The world's smallest banking trojan has been detected.

Named 'Tinba' (Tiny Banker) or 'Zusy', it is a 20KB data-stealing banking trojan that hooks into browsers, steals login data and sniffs network traffic. It also uses man-in-the-browser (MiTB) techniques and web injections in order to change the look and feel of curtain webpages with the purpose of circumventing two-factor authentication or to trick the infected user to give away additional sensitive data.
According to CSIS, which detected Tinba, this is the smallest banking trojan it has ever encountered and it belongs to a completely new family of malware which it said it expects to be battling in upcoming months.
Peter Kruse, partner & security specialist at CSIS, said anti-virus detection of the analysed samples is low and the code (including config and web injects) does not have any packaging or advanced encryption.
Asked if it is hard to spot as it is so small, Kruse told SC Magazine that it hides well on the system and was found during a forensic search.
“Tinba is utilising an injection routine upon execution which is obfuscated to primarily avoid anti-virus detection,” he said.
“It allocates new memory space where this specific injection function is stored and injects itself into the newly created process 'winvert.exe' (Version Reporter Applet) which is dropped into the Windows system folder. Tinba also injects itself into both 'explorer.exe' and 'svchost.exe processes.”
Research by CSIS found that Tinba uses four different libraries during its runtime: ntdll.dll; advapi32.dll; ws2_32.dll; and user32.dll.
As observed in several other banking trojans and advanced malware, Tinba utilises a RC4 encryption algorithm when communicating with its command and control (C&C) servers, using four hard-coded domains for its communications.
“Updates are retrieved from the C&C server using an encrypted string to EHLO the C&C. If the C&C server survives certain checks, then files are downloaded and executed on the infected host.
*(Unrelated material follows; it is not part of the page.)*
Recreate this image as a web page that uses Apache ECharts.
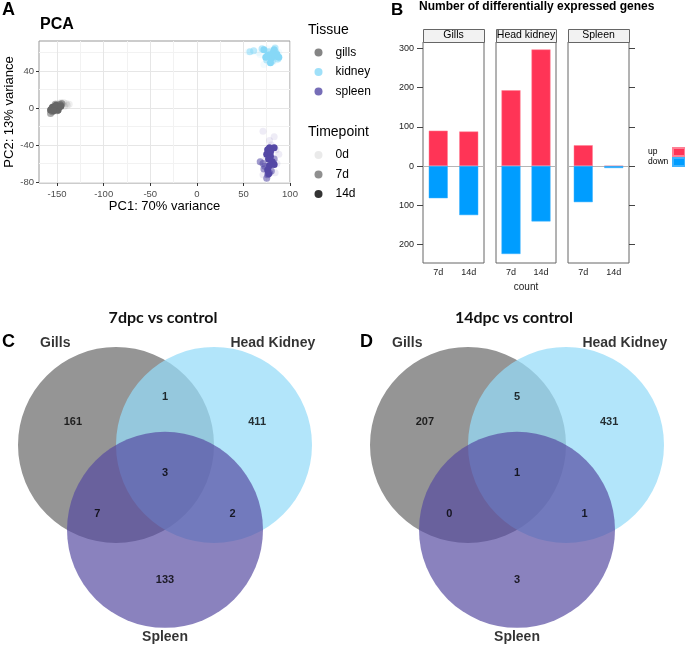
<!DOCTYPE html>
<html><head><meta charset="utf-8">
<script src="https://cdn.jsdelivr.net/npm/echarts@6/dist/echarts.min.js"></script>
<style>html,body{margin:0;padding:0;background:#fff}#c{width:685px;height:645px}</style>
</head><body><div id="c"></div>
<script>
// ---------- Panel A: PCA points (PC1, PC2) ----------
const pcaGills0d  = [[-144,4],[-140,5],[-137,4],[-142,2],[-146,6],[-150,5],[-155,-2],[-148,1],[-143,6],[-139,3]];
const pcaGills7d  = [[-157,-6],[-155,-4],[-152,4],[-149,-2],[-146,3],[-145,5],[-150,-3],[-153,0],[-147,4],[-156,-1]];
const pcaGills14d = [[-157,-2],[-155,1],[-153,-1],[-152,2],[-150,0],[-149,-2],[-148,1],[-151,3],[-154,-3],[-146,2]];
const pcaKidney0d  = [[55,61],[66,60],[72,47],[80,62],[88,60],[78,57],[82,50],[85,52],[68,58],[76,64]];
const pcaKidney7d  = [[57,61],[61,62],[70,64],[75,52],[78,58],[85,60],[81,51],[87,53],[77,61],[84,65]];
const pcaKidney14d = [[72,63],[76,57],[80,54],[82,60],[84,56],[86,58],[79,49],[74,55],[83,63],[88,55]];
const pcaSpleen0d  = [[71,-25],[83,-31],[88,-50],[85,-45],[71,-72],[80,-40],[86,-60],[74,-55],[84,-70],[78,-35]];
const pcaSpleen7d  = [[68,-58],[71,-60],[73,-63],[78,-70],[80,-68],[72,-66],[76,-72],[83,-55],[79,-48],[75,-76]];
const pcaSpleen14d = [[76,-45],[78,-43],[83,-43],[75,-50],[79,-52],[77,-55],[81,-58],[83,-61],[78,-62],[76,-67],[77,-71],[79,-47]];
const pcaTissues = ['gills','kidney','spleen'];
const pcaTimepoints = ['0d','7d','14d'];
const pcaXTicks = [-150,-100,-50,0,50,100];
const pcaXMinor = [-125,-75,-25,25,75];
const pcaYTicks = [-80,-40,0,40];
const pcaYMinor = [-60,-20,20,60];

// ---------- Panel B: number of DEGs ----------
const degTimepoints = ['7d','14d'];
const degTissues = ['Gills','Head kidney','Spleen'];
const degUpGills = [90, 88];
const degDownGills = [82, 125];
const degUpHeadKidney = [193, 297];
const degDownHeadKidney = [224, 141];
const degUpSpleen = [53, 0];
const degDownSpleen = [92, 5];
const degYTicks = [-200,-100,0,100,200,300];

// ---------- Panels C, D: Venn counts ----------
const vennSets = ['Gills','Head Kidney','Spleen'];
const vennRegions = ['Gills only','Gills & Kidney','Kidney only','All three','Gills & Spleen','Kidney & Spleen','Spleen only'];
const venn7dpc  = [161, 1, 411, 3, 7, 2, 133];
const venn14dpc = [207, 5, 431, 1, 0, 1, 3];

// ---------- layout / style (not data) ----------
const FONT = 'Liberation Sans, Arial, sans-serif';
const tissueColors = {gills:'#666666', kidney:'#87d8f7', spleen:'#5448a5'};
const timeAlpha = {'0d':0.1, '7d':0.55, '14d':1};
const upColor = '#ff3456', downColor = '#009dff';
const vennCircleCenters = [[-0.5,0.289],[0.5,0.289],[0,-0.577]];
const vennRadius = 1;
const vennFills = ['#959595','rgba(150,220,248,0.73)','rgba(85,74,161,0.69)'];
const vennRegionPos = [[-0.94,0.52],[0,0.78],[0.94,0.52],[0,0],[-0.69,-0.41],[0.69,-0.41],[0,-1.09]];
const vennSetPos = [[-1.12,1.33],[1.10,1.33],[0,-1.67]];
const degPanels = [{left:423,width:61},{left:496,width:60},{left:568,width:61}];
const degTop = 42, degHeight = 221;

function pts(arr, tp){ return arr.map(p => ({value:p, itemStyle:{opacity: timeAlpha[tp]}})); }
const pcaData = {
  gills: [].concat(pts(pcaGills0d,'0d'), pts(pcaGills7d,'7d'), pts(pcaGills14d,'14d')),
  kidney: [].concat(pts(pcaKidney0d,'0d'), pts(pcaKidney7d,'7d'), pts(pcaKidney14d,'14d')),
  spleen: [].concat(pts(pcaSpleen0d,'0d'), pts(pcaSpleen7d,'7d'), pts(pcaSpleen14d,'14d'))
};
const degUp = [degUpGills, degUpHeadKidney, degUpSpleen];
const degDown = [degDownGills, degDownHeadKidney, degDownSpleen];

const grids = [
  {left:39, top:41, width:251, height:142, show:true, borderColor:'#999', borderWidth:1, backgroundColor:'#fff'}
];
degPanels.forEach(p => grids.push({left:p.left, top:degTop, width:p.width, height:degHeight, show:true, borderColor:'#666', borderWidth:1}));
grids.push({left:8.2, top:316.5, width:313.6, height:328.3});
grids.push({left:360.2, top:316.5, width:313.6, height:328.3});

const xAxes = [
  {type:'value', gridIndex:0, min:-169.4, max:100,
   axisLine:{show:false, onZero:false},
   axisTick:{show:true, customValues:pcaXTicks, length:3, lineStyle:{color:'#333'}},
   axisLabel:{customValues:pcaXTicks, fontSize:9.5, color:'#4d4d4d', margin:6, fontFamily:FONT},
   splitLine:{show:true, lineStyle:{color:'#e6e6e6', width:1}},
   name:'PC1: 70% variance', nameLocation:'middle', nameGap:17,
   nameTextStyle:{fontSize:13, color:'#000', fontFamily:FONT}},
  {type:'value', gridIndex:0, min:-169.4, max:100, position:'bottom',
   axisLine:{show:false, onZero:false}, axisLabel:{show:false},
   axisTick:{show:false, customValues:pcaXMinor},
   splitLine:{show:true, lineStyle:{color:'#f2f2f2', width:1}}}
];
const yAxes = [
  {type:'value', gridIndex:0, min:-81, max:72.5, position:'left',
   axisLine:{show:false, onZero:false},
   axisTick:{show:true, customValues:pcaYTicks, length:3, lineStyle:{color:'#333'}},
   axisLabel:{customValues:pcaYTicks, fontSize:9.5, color:'#4d4d4d', margin:5, fontFamily:FONT},
   splitLine:{show:true, lineStyle:{color:'#e6e6e6', width:1}},
   name:'PC2: 13% variance', nameLocation:'middle', nameGap:17,
   nameTextStyle:{fontSize:13, color:'#000', fontFamily:FONT}},
  {type:'value', gridIndex:0, min:-81, max:72.5, position:'left',
   axisLine:{show:false, onZero:false}, axisLabel:{show:false},
   axisTick:{show:false, customValues:pcaYMinor},
   splitLine:{show:true, lineStyle:{color:'#f2f2f2', width:1}}}
];
degTissues.forEach((t,i) => {
  xAxes.push({type:'category', gridIndex:1+i, data:degTimepoints, position:'bottom',
    axisLine:{show:false, onZero:false}, axisTick:{show:false},
    axisLabel:{fontSize:9, color:'#222', margin:5, fontFamily:FONT}, splitLine:{show:false}});
  yAxes.push({type:'value', gridIndex:1+i, min:-247, max:316, show:i===0, position:'left',
    axisLine:{show:false, onZero:false},
    axisTick:{show:true, customValues:degYTicks, length:6, lineStyle:{color:'#444'}},
    axisLabel:{customValues:degYTicks, formatter:v => String(Math.abs(v)), fontSize:9, color:'#222', margin:9, fontFamily:FONT},
    splitLine:{show:false}});
});
yAxes.push({type:'value', gridIndex:3, position:'right', min:-247, max:316,
  axisLine:{show:false, onZero:false}, axisLabel:{show:false},
  axisTick:{show:true, customValues:degYTicks, length:6, lineStyle:{color:'#444'}},
  splitLine:{show:false}});
[4,5].forEach(g => {
  xAxes.push({type:'value', gridIndex:g, min:-1.6, max:1.6, show:false, axisLine:{onZero:false}});
  yAxes.push({type:'value', gridIndex:g, min:-1.75, max:1.6, show:false, axisLine:{onZero:false}});
});

const series = [];
pcaTissues.forEach(t => series.push({
  type:'scatter', name:t, xAxisIndex:0, yAxisIndex:0, symbolSize:7,
  itemStyle:{color:tissueColors[t]}, data:pcaData[t], silent:true
}));
pcaTimepoints.forEach(tp => series.push({
  type:'scatter', name:tp, xAxisIndex:0, yAxisIndex:0, data:[],
  itemStyle:{color:'rgba(0,0,0,' + timeAlpha[tp] + ')'}
}));
degTissues.forEach((t,i) => {
  // zero reference line, drawn beneath the bars
  series.push({type:'line', xAxisIndex:2+i, yAxisIndex:2+i, data:[], z:1, silent:true,
    markLine:{silent:true, z:1, symbol:['none','none'], label:{show:false},
      lineStyle:{color:'#b5b5b5', width:1, type:'solid'}, data:[{yAxis:0}]}});
  series.push({type:'bar', name:'up', xAxisIndex:2+i, yAxisIndex:2+i, stack:'s'+i, barWidth:19, z:6,
    data:degUp[i], itemStyle:{color:upColor, borderColor:'#ff8095', borderWidth:0.5}});
  series.push({type:'bar', name:'down', xAxisIndex:2+i, yAxisIndex:2+i, stack:'s'+i, barWidth:19, z:6,
    data:degDown[i].map(v => -v), itemStyle:{color:downColor, borderColor:'#3db3ff', borderWidth:0.5}});
});
function vennSeries(counts, xi, yi){
  return [
    {type:'custom', xAxisIndex:xi, yAxisIndex:yi, silent:true, data:vennCircleCenters,
     renderItem:(params, api) => {
       const c = api.coord([api.value(0), api.value(1)]);
       const r = api.size([vennRadius, 0])[0];
       return {type:'circle', shape:{cx:c[0], cy:c[1], r:r}, style:{fill:vennFills[params.dataIndex]}};
     }},
    {type:'scatter', xAxisIndex:xi, yAxisIndex:yi, symbolSize:0, silent:true, z:5,
     data:vennRegionPos.map((p,i) => [p[0], p[1], counts[i]]),
     label:{show:true, position:'inside', formatter:p => String(p.value[2]),
       fontSize:11, fontWeight:'bold', color:'#000', textBorderWidth:0, fontFamily:FONT}},
    {type:'scatter', xAxisIndex:xi, yAxisIndex:yi, symbolSize:0, silent:true, z:5,
     data:vennSetPos.map((p,i) => ({value:p, name:vennSets[i]})),
     label:{show:true, position:'inside', formatter:p => p.name,
       fontSize:14, fontWeight:'bold', color:'#000', textBorderWidth:0, fontFamily:FONT}}
  ];
}
series.push(...vennSeries(venn7dpc, 5, 6));
series.push(...vennSeries(venn14dpc, 6, 7));

const graphic = [
  {type:'text', x:2, y:10, style:{text:'A', font:'bold 18px ' + FONT, fill:'#000', verticalAlign:'middle'}},
  {type:'text', x:40, y:25, style:{text:'PCA', font:'bold 16px ' + FONT, fill:'#000', verticalAlign:'middle'}},
  {type:'text', x:308, y:30, style:{text:'Tissue', font:'14px ' + FONT, fill:'#000', verticalAlign:'middle'}},
  {type:'text', x:308, y:132, style:{text:'Timepoint', font:'14px ' + FONT, fill:'#000', verticalAlign:'middle'}},
  {type:'text', x:391, y:10, style:{text:'B', font:'bold 17px ' + FONT, fill:'#000', verticalAlign:'middle'}},
  {type:'text', x:419, y:7, style:{text:'Number of differentially expressed genes', font:'bold 12px ' + FONT, fill:'#000', verticalAlign:'middle'}},
  {type:'text', x:526, y:287, style:{text:'count', font:'10px ' + FONT, fill:'#222', align:'center', verticalAlign:'middle'}},
  {type:'text', x:2, y:342, style:{text:'C', font:'bold 18px ' + FONT, fill:'#000', verticalAlign:'middle'}},
  {type:'text', x:360, y:342, style:{text:'D', font:'bold 18px ' + FONT, fill:'#000', verticalAlign:'middle'}},
  {type:'text', x:163, y:318, style:{text:'7dpc vs control', font:'bold 16px Lato, ' + FONT, fill:'#111', align:'center', verticalAlign:'middle'}},
  {type:'text', x:514, y:318, style:{text:'14dpc vs control', font:'bold 16px Lato, ' + FONT, fill:'#111', align:'center', verticalAlign:'middle'}}
];
degPanels.forEach((p,i) => {
  graphic.push({type:'rect', shape:{x:p.left+0.5, y:29.5, width:p.width, height:degTop-29}, style:{fill:'#f2f2f2', stroke:'#666', lineWidth:1}});
  graphic.push({type:'text', x:p.left + p.width/2, y:35.5, style:{text:degTissues[i], font:'10.5px ' + FONT, fill:'#000', align:'center', verticalAlign:'middle'}});
});

const option = {
  animation:false,
  backgroundColor:'#fff',
  textStyle:{fontFamily:FONT},
  grid:grids, xAxis:xAxes, yAxis:yAxes, series:series, graphic:graphic,
  legend:[
    {data:pcaTissues, orient:'vertical', left:314.5, top:45.5, padding:0, itemGap:5.5,
     icon:'circle', itemWidth:8, itemHeight:8, selectedMode:false,
     textStyle:{fontSize:12, color:'#000', lineHeight:14, padding:[0,0,0,8], fontFamily:FONT}},
    {data:pcaTimepoints, orient:'vertical', left:314.5, top:148, padding:0, itemGap:5.5,
     icon:'circle', itemWidth:8, itemHeight:8, selectedMode:false,
     textStyle:{fontSize:12, color:'#000', lineHeight:14, padding:[0,0,0,8], fontFamily:FONT}},
    {data:['up','down'], orient:'vertical', left:648, top:147, padding:0, itemGap:0,
     icon:'rect', itemWidth:12, itemHeight:8, align:'right', selectedMode:false,
     formatter:'{t|{name}}',
     textStyle:{fontSize:8.5, color:'#000', lineHeight:8, fontFamily:FONT,
       rich:{t:{width:20, align:'left', fontSize:8.5, lineHeight:8}}}}
  ]
};
const chart = echarts.init(document.getElementById('c'));
chart.setOption(option);
</script></body></html>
When successfully injected, Tinba reads settings from the configuration files (cfg.dat and web.dat) and intercepts and manipulates traffic through several browser APIs.”
He also commented that the web inject templates are identical to the ones used by Zeus, but also have the capability to use special values, while it will modify headers and be able to inject insecure non-HTTPS-supported elements from external servers and websites," Kruse said.
“Tinba, like its equals, targets financial websites, but only a very small list of specific URLs. Yes, Tinba proves that malware with data-stealing capabilities does not have to be 20MB in size,” he said.